▶ STATED PROBLEM
Word for word, copy all the data and drop the pictures.

▶ INFORMATION SHOWN
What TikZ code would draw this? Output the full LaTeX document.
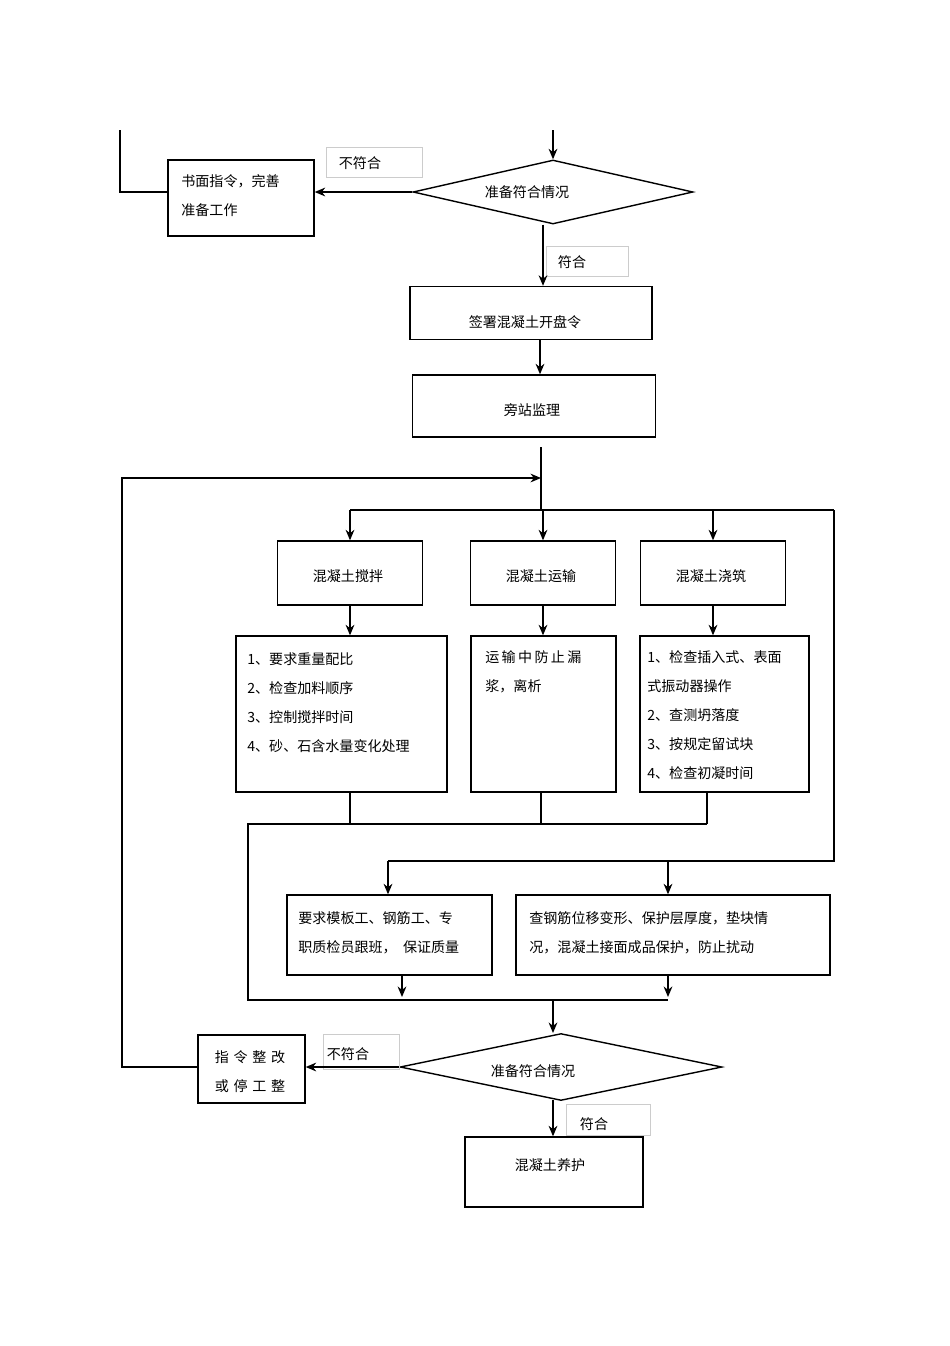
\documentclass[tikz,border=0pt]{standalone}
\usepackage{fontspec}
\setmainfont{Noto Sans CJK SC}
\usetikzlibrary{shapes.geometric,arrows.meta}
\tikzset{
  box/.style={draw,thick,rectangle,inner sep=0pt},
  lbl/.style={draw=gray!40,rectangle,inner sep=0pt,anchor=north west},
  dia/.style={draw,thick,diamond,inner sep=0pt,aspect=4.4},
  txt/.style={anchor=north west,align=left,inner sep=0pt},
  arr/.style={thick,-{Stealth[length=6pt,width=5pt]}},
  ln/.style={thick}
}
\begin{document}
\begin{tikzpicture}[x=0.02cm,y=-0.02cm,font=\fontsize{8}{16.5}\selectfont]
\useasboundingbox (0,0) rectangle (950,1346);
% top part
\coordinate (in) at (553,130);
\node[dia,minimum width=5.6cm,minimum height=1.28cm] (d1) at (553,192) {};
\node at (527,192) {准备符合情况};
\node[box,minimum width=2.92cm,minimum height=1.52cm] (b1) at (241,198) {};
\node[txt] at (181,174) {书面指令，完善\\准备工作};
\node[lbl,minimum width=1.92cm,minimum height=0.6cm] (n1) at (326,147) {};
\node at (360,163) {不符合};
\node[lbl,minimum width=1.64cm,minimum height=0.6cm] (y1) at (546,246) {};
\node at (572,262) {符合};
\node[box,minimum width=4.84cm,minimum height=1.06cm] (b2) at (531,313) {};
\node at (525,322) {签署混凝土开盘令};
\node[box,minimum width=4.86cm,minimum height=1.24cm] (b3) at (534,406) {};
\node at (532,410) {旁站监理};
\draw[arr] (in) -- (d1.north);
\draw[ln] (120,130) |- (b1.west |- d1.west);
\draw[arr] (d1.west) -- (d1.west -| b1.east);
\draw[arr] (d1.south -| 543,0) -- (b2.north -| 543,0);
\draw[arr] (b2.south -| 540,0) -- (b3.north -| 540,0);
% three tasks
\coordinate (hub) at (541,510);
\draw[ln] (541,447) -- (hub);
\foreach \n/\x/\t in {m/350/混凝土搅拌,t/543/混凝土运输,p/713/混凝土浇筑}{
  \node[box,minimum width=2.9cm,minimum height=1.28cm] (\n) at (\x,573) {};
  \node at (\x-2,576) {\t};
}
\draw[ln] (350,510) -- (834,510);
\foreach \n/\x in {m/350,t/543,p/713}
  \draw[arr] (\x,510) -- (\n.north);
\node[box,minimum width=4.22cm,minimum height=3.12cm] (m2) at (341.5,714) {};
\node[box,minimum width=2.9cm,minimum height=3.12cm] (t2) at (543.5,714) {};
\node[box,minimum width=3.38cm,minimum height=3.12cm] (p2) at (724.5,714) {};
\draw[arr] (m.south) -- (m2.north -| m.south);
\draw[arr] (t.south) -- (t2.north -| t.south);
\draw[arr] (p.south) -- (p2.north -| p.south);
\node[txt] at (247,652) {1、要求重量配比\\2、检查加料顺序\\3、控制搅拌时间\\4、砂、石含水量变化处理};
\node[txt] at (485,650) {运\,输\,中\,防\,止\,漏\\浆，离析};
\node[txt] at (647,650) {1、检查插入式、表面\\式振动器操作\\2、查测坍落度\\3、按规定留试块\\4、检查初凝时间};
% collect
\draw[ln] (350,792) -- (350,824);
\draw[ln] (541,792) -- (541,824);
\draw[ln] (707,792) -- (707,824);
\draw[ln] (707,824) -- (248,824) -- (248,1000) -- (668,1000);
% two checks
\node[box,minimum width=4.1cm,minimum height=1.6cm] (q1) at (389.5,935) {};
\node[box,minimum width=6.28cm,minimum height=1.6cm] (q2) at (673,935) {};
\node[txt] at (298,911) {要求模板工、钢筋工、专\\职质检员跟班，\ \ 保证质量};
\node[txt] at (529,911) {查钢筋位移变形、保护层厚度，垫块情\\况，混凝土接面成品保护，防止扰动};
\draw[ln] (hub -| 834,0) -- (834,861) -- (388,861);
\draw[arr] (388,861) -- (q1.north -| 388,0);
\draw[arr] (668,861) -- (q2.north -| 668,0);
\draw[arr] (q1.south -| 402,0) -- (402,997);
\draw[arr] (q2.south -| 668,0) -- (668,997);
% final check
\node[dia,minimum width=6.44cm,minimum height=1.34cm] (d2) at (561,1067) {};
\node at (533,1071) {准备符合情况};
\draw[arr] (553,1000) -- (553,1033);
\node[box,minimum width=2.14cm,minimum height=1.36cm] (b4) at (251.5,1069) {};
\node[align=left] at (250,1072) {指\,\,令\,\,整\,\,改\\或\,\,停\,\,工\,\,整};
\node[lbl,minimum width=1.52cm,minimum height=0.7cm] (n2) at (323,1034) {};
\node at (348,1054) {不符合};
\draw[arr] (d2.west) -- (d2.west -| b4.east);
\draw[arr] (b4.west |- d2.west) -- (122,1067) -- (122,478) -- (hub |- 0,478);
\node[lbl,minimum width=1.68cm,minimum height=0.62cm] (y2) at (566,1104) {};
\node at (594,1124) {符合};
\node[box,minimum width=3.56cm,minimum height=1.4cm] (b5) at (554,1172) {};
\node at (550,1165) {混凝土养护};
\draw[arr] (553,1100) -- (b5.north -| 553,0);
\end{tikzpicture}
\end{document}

▶ ANSWER TO THIS TASK
What TikZ code would draw this? Output the full LaTeX document.
\documentclass[tikz,border=0pt]{standalone}
\usepackage{fontspec}
\setmainfont{Noto Sans CJK SC}
\usetikzlibrary{shapes.geometric,arrows.meta}
\tikzset{
  box/.style={draw,thick,rectangle,inner sep=0pt},
  lbl/.style={draw=gray!40,rectangle,inner sep=0pt,anchor=north west},
  dia/.style={draw,thick,diamond,inner sep=0pt,aspect=4.4},
  txt/.style={anchor=north west,align=left,inner sep=0pt},
  arr/.style={thick,-{Stealth[length=6pt,width=5pt]}},
  ln/.style={thick}
}
\begin{document}
\begin{tikzpicture}[x=0.02cm,y=-0.02cm,font=\fontsize{8}{16.5}\selectfont]
\useasboundingbox (0,0) rectangle (950,1346);
% top part
\coordinate (in) at (553,130);
\node[dia,minimum width=5.6cm,minimum height=1.28cm] (d1) at (553,192) {};
\node at (527,192) {准备符合情况};
\node[box,minimum width=2.92cm,minimum height=1.52cm] (b1) at (241,198) {};
\node[txt] at (181,174) {书面指令，完善\\准备工作};
\node[lbl,minimum width=1.92cm,minimum height=0.6cm] (n1) at (326,147) {};
\node at (360,163) {不符合};
\node[lbl,minimum width=1.64cm,minimum height=0.6cm] (y1) at (546,246) {};
\node at (572,262) {符合};
\node[box,minimum width=4.84cm,minimum height=1.06cm] (b2) at (531,313) {};
\node at (525,322) {签署混凝土开盘令};
\node[box,minimum width=4.86cm,minimum height=1.24cm] (b3) at (534,406) {};
\node at (532,410) {旁站监理};
\draw[arr] (in) -- (d1.north);
\draw[ln] (120,130) |- (b1.west |- d1.west);
\draw[arr] (d1.west) -- (d1.west -| b1.east);
\draw[arr] (d1.south -| 543,0) -- (b2.north -| 543,0);
\draw[arr] (b2.south -| 540,0) -- (b3.north -| 540,0);
% three tasks
\coordinate (hub) at (541,510);
\draw[ln] (541,447) -- (hub);
\foreach \n/\x/\t in {m/350/混凝土搅拌,t/543/混凝土运输,p/713/混凝土浇筑}{
  \node[box,minimum width=2.9cm,minimum height=1.28cm] (\n) at (\x,573) {};
  \node at (\x-2,576) {\t};
}
\draw[ln] (350,510) -- (834,510);
\foreach \n/\x in {m/350,t/543,p/713}
  \draw[arr] (\x,510) -- (\n.north);
\node[box,minimum width=4.22cm,minimum height=3.12cm] (m2) at (341.5,714) {};
\node[box,minimum width=2.9cm,minimum height=3.12cm] (t2) at (543.5,714) {};
\node[box,minimum width=3.38cm,minimum height=3.12cm] (p2) at (724.5,714) {};
\draw[arr] (m.south) -- (m2.north -| m.south);
\draw[arr] (t.south) -- (t2.north -| t.south);
\draw[arr] (p.south) -- (p2.north -| p.south);
\node[txt] at (247,652) {1、要求重量配比\\2、检查加料顺序\\3、控制搅拌时间\\4、砂、石含水量变化处理};
\node[txt] at (485,650) {运\,输\,中\,防\,止\,漏\\浆，离析};
\node[txt] at (647,650) {1、检查插入式、表面\\式振动器操作\\2、查测坍落度\\3、按规定留试块\\4、检查初凝时间};
% collect
\draw[ln] (350,792) -- (350,824);
\draw[ln] (541,792) -- (541,824);
\draw[ln] (707,792) -- (707,824);
\draw[ln] (707,824) -- (248,824) -- (248,1000) -- (668,1000);
% two checks
\node[box,minimum width=4.1cm,minimum height=1.6cm] (q1) at (389.5,935) {};
\node[box,minimum width=6.28cm,minimum height=1.6cm] (q2) at (673,935) {};
\node[txt] at (298,911) {要求模板工、钢筋工、专\\职质检员跟班，\ \ 保证质量};
\node[txt] at (529,911) {查钢筋位移变形、保护层厚度，垫块情\\况，混凝土接面成品保护，防止扰动};
\draw[ln] (hub -| 834,0) -- (834,861) -- (388,861);
\draw[arr] (388,861) -- (q1.north -| 388,0);
\draw[arr] (668,861) -- (q2.north -| 668,0);
\draw[arr] (q1.south -| 402,0) -- (402,997);
\draw[arr] (q2.south -| 668,0) -- (668,997);
% final check
\node[dia,minimum width=6.44cm,minimum height=1.34cm] (d2) at (561,1067) {};
\node at (533,1071) {准备符合情况};
\draw[arr] (553,1000) -- (553,1033);
\node[box,minimum width=2.14cm,minimum height=1.36cm] (b4) at (251.5,1069) {};
\node[align=left] at (250,1072) {指\,\,令\,\,整\,\,改\\或\,\,停\,\,工\,\,整};
\node[lbl,minimum width=1.52cm,minimum height=0.7cm] (n2) at (323,1034) {};
\node at (348,1054) {不符合};
\draw[arr] (d2.west) -- (d2.west -| b4.east);
\draw[arr] (b4.west |- d2.west) -- (122,1067) -- (122,478) -- (hub |- 0,478);
\node[lbl,minimum width=1.68cm,minimum height=0.62cm] (y2) at (566,1104) {};
\node at (594,1124) {符合};
\node[box,minimum width=3.56cm,minimum height=1.4cm] (b5) at (554,1172) {};
\node at (550,1165) {混凝土养护};
\draw[arr] (553,1100) -- (b5.north -| 553,0);
\end{tikzpicture}
\end{document}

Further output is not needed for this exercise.